Love will have to get used to it. All around the Pac-10 this season there are big players who will challenge him. At 6-foot-10, Love might be the most highly regarded freshman post player in the conference, but UCLA Coach Ben Howland says that there might be as many as a dozen centers and power forwards who will someday play in the NBA.

This week during UCLA's first conference trip -- the Bruins play at California on Saturday -- Love will be tested by four of the best.

After the Lopez twins comes a Cal front line anchored by 6-11 center DeVon Hardin and 6-10 forward Ryan Anderson.
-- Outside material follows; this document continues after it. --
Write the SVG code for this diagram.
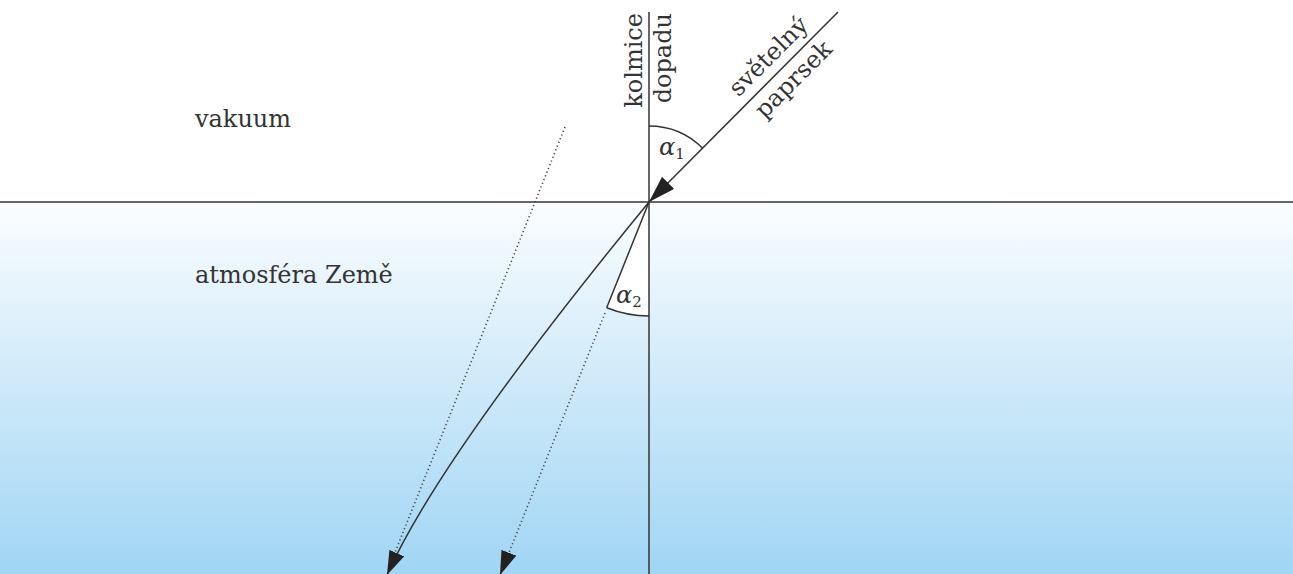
<svg xmlns="http://www.w3.org/2000/svg" width="1293" height="574" viewBox="0 0 1293 574">
<style>
  .lbl { font-family: "DejaVu Serif", "Liberation Serif", serif; font-size: 24px; fill: #333; }
  .greek { font-family: "DejaVu Serif", "Liberation Serif", serif; font-style: italic; font-size: 24px; fill: #333; }
  .sub { font-family: "DejaVu Serif", "Liberation Serif", serif; font-size: 15px; fill: #333; }
  .solid { fill: none; stroke: #333; stroke-width: 1.5; }
  .dotted { fill: none; stroke: #444; stroke-width: 1.6; stroke-dasharray: 1.2 2.8; }
</style>
<defs>
  <linearGradient id="sky" x1="0" y1="0" x2="0" y2="1">
    <stop offset="0" stop-color="#fbfdff"/>
    <stop offset="1" stop-color="#a0d5f4"/>
  </linearGradient>
  <marker id="ah" markerUnits="userSpaceOnUse" markerWidth="24" markerHeight="16" viewBox="0 0 24 16" refX="24" refY="8" orient="auto">
    <path d="M0,0 L24,8 L0,16 Z" fill="#222"/>
  </marker>
  <marker id="ah2" markerUnits="userSpaceOnUse" markerWidth="27" markerHeight="17" viewBox="0 0 27 17" refX="27" refY="8.5" orient="auto">
    <path d="M0,0 L27,8.5 L0,17 Z" fill="#222"/>
  </marker>
</defs>
<rect x="0" y="0" width="1293" height="574" fill="#ffffff"/>
<rect id="atmosphere" x="0" y="202" width="1293" height="372" fill="url(#sky)"/>
<path id="alpha2-sector" d="M649,202 L606.7,307.8 A114,114 0 0 0 649,316 Z" fill="#ffffff"/>

<g id="connectors">
  <line class="solid" x1="0" y1="202" x2="1293" y2="202" stroke-width="1.8"/>
  <line class="solid" x1="649" y1="12" x2="649" y2="574"/>
  <line class="solid" x1="838" y1="12" x2="649" y2="202" marker-end="url(#ah2)"/>
  <path class="solid" d="M649,126 A76,76 0 0 1 702.7,148.3"/>
  <path class="solid" d="M606.7,307.8 A114,114 0 0 0 649,316"/>
  <line class="solid" x1="649" y1="202" x2="606.7" y2="307.8"/>
  <line class="dotted" x1="605" y1="313" x2="500" y2="575" marker-end="url(#ah)"/>
  <line class="dotted" x1="565" y1="127" x2="392" y2="560"/>
  <path class="solid" d="M649,202 Q439,458 387,575" marker-end="url(#ah)"/>
</g>

<g id="vakuum"><text class="lbl" x="195" y="127">vakuum</text></g>
<g id="atmosfera"><text class="lbl" x="195" y="283">atmosféra Země</text></g>
<g id="kolmice"><text class="lbl" transform="translate(642,13) rotate(-90)" text-anchor="end">kolmice</text></g>
<g id="dopadu"><text class="lbl" transform="translate(671,13) rotate(-90)" text-anchor="end">dopadu</text></g>
<g id="svetelny"><text class="lbl" transform="translate(774,62) rotate(-45)" text-anchor="middle">světelný</text></g>
<g id="paprsek"><text class="lbl" transform="translate(799,85) rotate(-45)" text-anchor="middle">paprsek</text></g>
<g id="alpha1"><text class="greek" x="659" y="155">α<tspan class="sub" font-style="normal" dy="4">1</tspan></text></g>
<g id="alpha2"><text class="greek" x="616" y="303">α<tspan class="sub" font-style="normal" dy="4">2</tspan></text></g>
</svg>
Anderson leads the Pac-10 in scoring with a 22.2-point average and Hardin is the circuit's fourth-leading rebounder at 9.9 a game. Love is third at 10.3 a game.

Former Stanford coach Mike Montgomery, who works for the Cardinal athletic program and still keeps a close eye on college basketball, says the conference's roster of big men might be the best in the country.
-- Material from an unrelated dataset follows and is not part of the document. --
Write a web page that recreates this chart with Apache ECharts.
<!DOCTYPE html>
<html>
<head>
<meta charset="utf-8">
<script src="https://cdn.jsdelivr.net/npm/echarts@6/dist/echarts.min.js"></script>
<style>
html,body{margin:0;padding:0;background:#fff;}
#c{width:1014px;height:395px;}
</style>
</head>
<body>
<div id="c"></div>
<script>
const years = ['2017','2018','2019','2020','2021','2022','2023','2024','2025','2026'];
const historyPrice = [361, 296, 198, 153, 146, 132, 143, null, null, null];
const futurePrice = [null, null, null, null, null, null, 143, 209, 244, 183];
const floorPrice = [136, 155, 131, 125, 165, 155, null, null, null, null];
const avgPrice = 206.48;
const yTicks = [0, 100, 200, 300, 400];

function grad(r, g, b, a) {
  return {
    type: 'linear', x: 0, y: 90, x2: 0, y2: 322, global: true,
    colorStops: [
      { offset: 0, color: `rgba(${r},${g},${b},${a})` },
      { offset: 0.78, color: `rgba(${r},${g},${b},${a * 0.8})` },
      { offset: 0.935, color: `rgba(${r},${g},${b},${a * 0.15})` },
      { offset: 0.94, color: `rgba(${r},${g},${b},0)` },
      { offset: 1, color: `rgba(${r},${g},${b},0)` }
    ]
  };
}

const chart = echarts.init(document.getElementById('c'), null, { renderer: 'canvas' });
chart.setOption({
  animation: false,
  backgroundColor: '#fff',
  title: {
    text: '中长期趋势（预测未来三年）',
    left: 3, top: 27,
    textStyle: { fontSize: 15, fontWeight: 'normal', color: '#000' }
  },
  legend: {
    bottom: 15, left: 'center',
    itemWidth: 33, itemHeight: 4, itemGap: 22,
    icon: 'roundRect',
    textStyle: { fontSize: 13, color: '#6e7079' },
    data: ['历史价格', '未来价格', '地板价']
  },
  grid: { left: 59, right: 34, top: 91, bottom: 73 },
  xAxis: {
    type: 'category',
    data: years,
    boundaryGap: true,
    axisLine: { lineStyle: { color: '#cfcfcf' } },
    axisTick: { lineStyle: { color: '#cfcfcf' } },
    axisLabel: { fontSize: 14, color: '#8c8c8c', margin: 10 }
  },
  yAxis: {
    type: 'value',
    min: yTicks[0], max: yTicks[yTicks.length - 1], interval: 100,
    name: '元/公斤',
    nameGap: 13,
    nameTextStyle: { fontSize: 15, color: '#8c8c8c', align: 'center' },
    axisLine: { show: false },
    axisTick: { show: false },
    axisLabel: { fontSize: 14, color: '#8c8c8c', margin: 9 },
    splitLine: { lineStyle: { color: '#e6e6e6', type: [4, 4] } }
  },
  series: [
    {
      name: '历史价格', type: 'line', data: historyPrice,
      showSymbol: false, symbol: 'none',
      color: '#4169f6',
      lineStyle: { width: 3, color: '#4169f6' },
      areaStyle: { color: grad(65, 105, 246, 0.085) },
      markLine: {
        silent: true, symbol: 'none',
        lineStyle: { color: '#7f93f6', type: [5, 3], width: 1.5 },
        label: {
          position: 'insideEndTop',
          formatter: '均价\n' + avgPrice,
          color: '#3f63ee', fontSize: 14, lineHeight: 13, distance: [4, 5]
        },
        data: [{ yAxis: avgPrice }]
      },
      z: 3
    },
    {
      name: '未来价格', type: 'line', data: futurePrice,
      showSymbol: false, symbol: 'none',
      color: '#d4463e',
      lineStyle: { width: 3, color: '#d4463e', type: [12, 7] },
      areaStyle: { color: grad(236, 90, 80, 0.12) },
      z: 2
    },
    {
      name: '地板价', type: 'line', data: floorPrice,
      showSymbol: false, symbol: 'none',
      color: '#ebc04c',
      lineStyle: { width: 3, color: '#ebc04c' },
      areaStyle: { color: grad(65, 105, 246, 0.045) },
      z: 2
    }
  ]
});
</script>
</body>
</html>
"When you look around the league it is just very impressive," he said.

Besides Love, the Lopez twins, Hardin and Anderson, Montgomery listed USC center Taj Gibson; Washington power forward Jon Brockman, whose 11.0 rebounds average leads the conference; the Washington State pair of 6-10, 270-pound junior center Aron Baynes and 6-10 senior forward Robbie Cowgill; Oregon forward Maarty Leunen; Arizona State's 6-9 Jeff Pendergraph, a forward, and 6-10 center Eric Boateng; Arizona's 6-10 sophomore Jordan Hill; and Oregon State's 6-11 junior C.J. Giles, a Kansas transfer, as being capable of playing professionally in Europe if not the NBA.

And then the former college and NBA coach tripped over his words and laughed as he said, "I love Love." It has been enlightening, Montgomery said, to see the skilled rookie adjust to college.
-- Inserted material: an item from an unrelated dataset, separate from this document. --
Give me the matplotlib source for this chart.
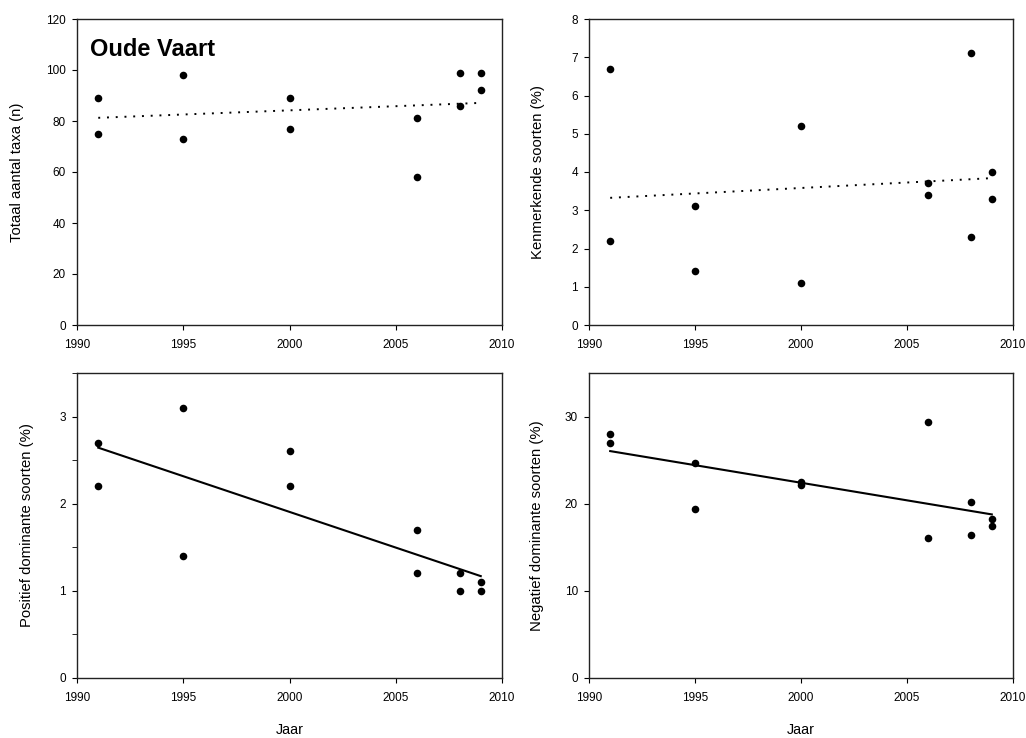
import numpy as np
import matplotlib
matplotlib.use("Agg")
import matplotlib.pyplot as plt
from matplotlib.ticker import MultipleLocator

plt.rcParams.update({
    "font.family": ["Liberation Sans", "DejaVu Sans"],
    "axes.edgecolor": "#222222", "axes.linewidth": 1.0,
    "xtick.direction": "out", "ytick.direction": "out",
    "xtick.major.size": 3.5, "ytick.major.size": 3.5,
    "xtick.minor.size": 3.5, "ytick.minor.size": 3.5,
    "xtick.labelsize": 8.5, "ytick.labelsize": 8.5,
    "xtick.major.pad": 6.5, "ytick.major.pad": 4.5,
})

# sampling years (two samples per year)
years = [1991, 1991, 1995, 1995, 2000, 2000, 2006, 2006, 2008, 2008, 2009, 2009]

totaal = [89, 75, 98, 73, 89, 77, 81, 58, 99, 86, 99, 92]
kenmerkend = [6.7, 2.2, 3.1, 1.4, 5.2, 1.1, 3.7, 3.4, 7.1, 2.3, 4.0, 3.3]
positief = [2.7, 2.2, 3.1, 1.4, 2.6, 2.2, 1.7, 1.2, 1.2, 1.0, 1.1, 1.0]
negatief = [28.0, 27.0, 24.7, 19.4, 22.5, 22.2, 29.4, 16.1, 20.2, 16.4, 18.2, 17.5]

ylabels = ["Totaal aantal taxa (n)", "Kenmerkende soorten (%)",
           "Positief dominante soorten (%)", "Negatief dominante soorten (%)"]

fig = plt.figure(figsize=(10.26, 7.38), dpi=100)
W, H = 1026, 738


def add_ax(l, t, r, b):
    return fig.add_axes([l / W, 1 - b / H, (r - l) / W, (b - t) / H])


panels = [
    # (data, rect, ylim, major step, minor step, line style, ylabel x)
    (totaal, (77, 19, 502, 325), 120, 20, None, "dotted", -0.125),
    (kenmerkend, (589, 19, 1013, 325), 8, 1, None, "dotted", -0.104),
    (positief, (77, 373, 502, 678), 3.5, 1, 0.5, "solid", -0.101),
    (negatief, (589, 373, 1013, 678), 35, 10, None, "solid", -0.106),
]

x = np.array(years, dtype=float)
for i, (vals, rect, ytop, step, mstep, ls, lx) in enumerate(panels):
    ax = add_ax(*rect)
    y = np.array(vals, dtype=float)
    ax.scatter(x, y, s=30, color="black", zorder=3, linewidths=0)
    # linear trend through the samples
    k, c = np.polyfit(x, y, 1)
    xl = np.array([x.min(), x.max()])
    if ls == "dotted":
        ax.plot(xl, k * xl + c, color="black", lw=1.4, linestyle=(0, (1, 3.5)))
    else:
        ax.plot(xl, k * xl + c, color="black", lw=1.5)
    ax.set_xlim(1990, 2010)
    ax.set_ylim(0, ytop)
    ax.xaxis.set_major_locator(MultipleLocator(5))
    ax.yaxis.set_major_locator(MultipleLocator(step))
    if mstep:
        ax.yaxis.set_minor_locator(MultipleLocator(mstep))
    ax.tick_params(top=False, right=False)
    ax.set_ylabel(ylabels[i], fontsize=10.7)
    ax.yaxis.set_label_coords(lx, 0.5)
    if i >= 2:
        ax.set_xlabel("Jaar", fontsize=10.4)
        ax.xaxis.set_label_coords(0.5, -0.147)
    if i == 0:
        ax.text(0.03, 0.9, "Oude Vaart", transform=ax.transAxes,
                fontsize=17, fontweight="bold", va="center", ha="left")

fig.savefig("out.png", dpi=100)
"I love him because he's fundamentally sound," Montgomery said. "He knows how to play the game and he's a great competitor."

That said, Montgomery is eagerly anticipating the chance to see Love contend with the Lopez twins.

"It's going to be interesting," Montgomery said. "Kevin's not seen guys this size. They're hard to score inside on, and if you go inside they'll challenge you because the two of them are great shot blockers."

Collison said he learned about Love's toughness when he watched Love and Brook Lopez play against each other last summer.

"What I liked is that from the first jump ball Kevin was real competitive and he didn't back off," UCLA's point guard said. "Physically he got out and went after Brook. Nothing fazed him, and it was some rough play."

Love said that one reason he came to UCLA was to play against this group of conference big men.

"When I looked around the country there was not a better group, and I absolutely want to test myself against these guys," Love said. "These are the kinds of guys who are going to make me better."

Montgomery said it's not only the individual talent of the players that is impressive, it is how they so well fit into each of their different systems. "Baynes, for example, may not be the most gifted athletically," he said, "but he's at Washington State, which is very disciplined and takes advantage of his ability to bang around."

While not all will be NBA stars, Montgomery said many of the Pac-10's post players will be "roster" guys.

"A kid like Brockman, who is tough, who plays hard every night, he's going to be on an NBA team like Mark Madsen," Montgomery said. "I don't think anybody thought Madsen would have 10 years in the league. But he does."

Love is not UCLA's only inside presence. Lorenzo Mata-Real, a 6-10 senior, started last season. And junior Alfred Aboya, who at 6-8 is a relatively small power forward in the Pac-10, is another reason Love should be ready to face Brook and Robin Lopez tonight, according to Bruins forward Josh Shipp.

"No one in the league will beat on Kevin any more than Alfred does in practice every day," Shipp said. "Hardly anyone pays attention to Alfred and yet he plays incredible defense every day.

"That shows how good the big men in this conference are."